De uma maneira análoga, o projetista Filipe Rodrigues Figueiredo, 25, que diz ter tido sua gagueira curada por uma simpatia, também é uma pessoa aberta à fé. “Simpatia mesmo eu só lembro de ter feito mais uma, que aprendi no espiritismo. Para resolver uma desavença no trabalho, peguei um papel, escrevi o nome do colega que não gostava de mim de trás pra frente, pus dentro de uma banana caturra e levei ao congelador. Na mesma semana começamos a nos entender”, lembra. “Mas eu tenho uma espiritualidade forte, fui médium até os 17 anos, sou muito aberto à fé. Se pudesse, faria um curso para conhecer um pouco de cada religião”.
Entender o mundo
Assim como eles, as proponentes do projeto Simpatias da Dalva, Thais Mol, 39, e Luciana Tanure, 38, também têm afinidade pessoal com o universo dos rituais. “Tem a ver com meu interesse em entender como o mundo funciona. Se existe uma Lua que mexe com as marés, ela também mexe com meus fluidos, também sou tocada. Meu olhar é voltado à compreensão desses fenômenos para aí poder lidar, manipular os elementos a meu favor, saber que algo acontece e eu posso atuar ali”, afirma Thais.

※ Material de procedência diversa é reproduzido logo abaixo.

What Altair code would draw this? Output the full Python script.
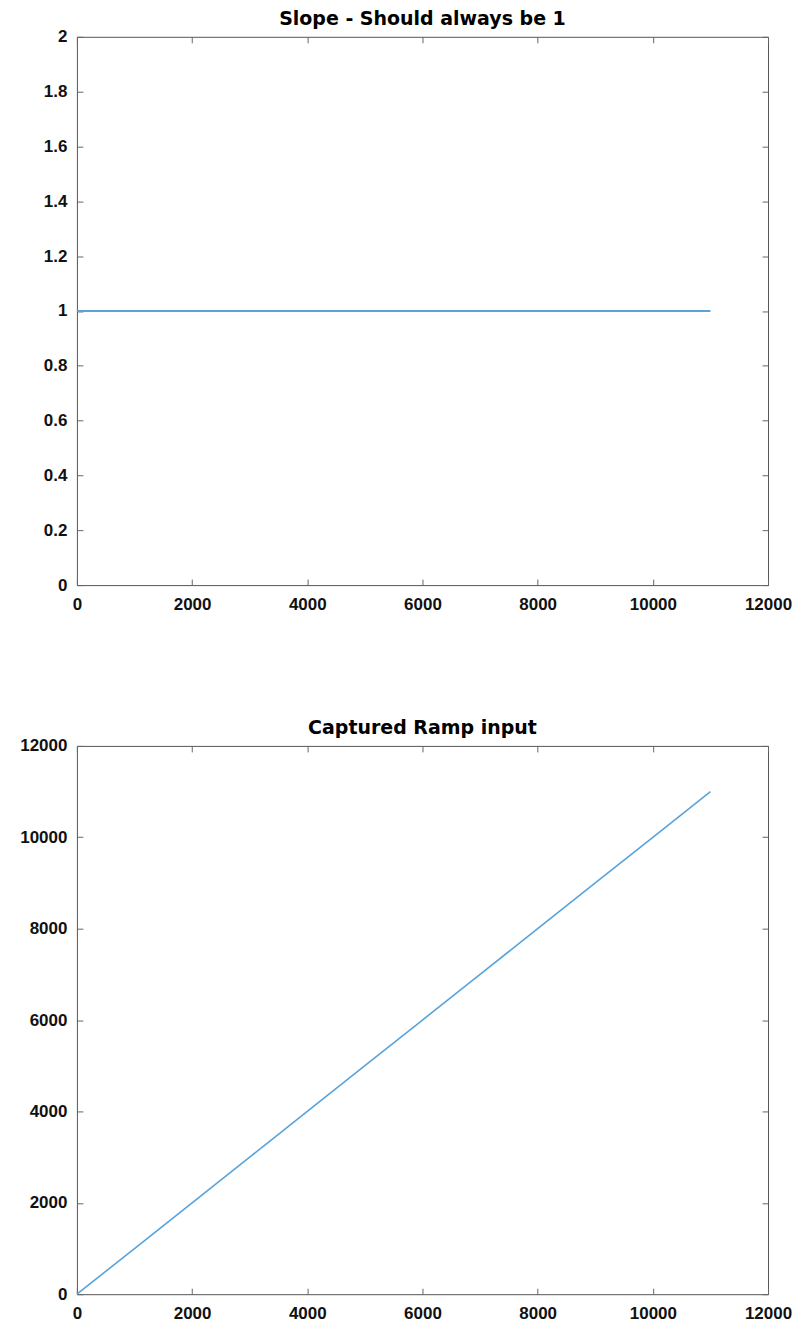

Já, para Luciana, a admiração vem da tentativa de promover uma cura, um encontro, um acontecimento desejado dentro de uma realidade. “De certa forma, é lidar com o real de cada um, o íntimo, o particular, o universo mágico de cada percurso de vida. Eu gosto de ritualizar e acho que os rituais nos ensinam”, diz.
Mesmo André Souza, professor de psicologia cognitiva na Universidade do Alabama, nos Estados Unidos, tem esse traço forte em sua formação. “Minha mãe sempre gostou muito de simpatias. Quando eu era criança, fazia muitas. Por exemplo: dormir com um livro aberto sob o travesseiro e de camisa azul para ir bem numa prova. Mesmo depois de mais velho, quando ia ao Mineirão, eu procurava sentar sempre no mesmo lugar porque onde eu ficava determinava se meu time ia ganhar”, conta.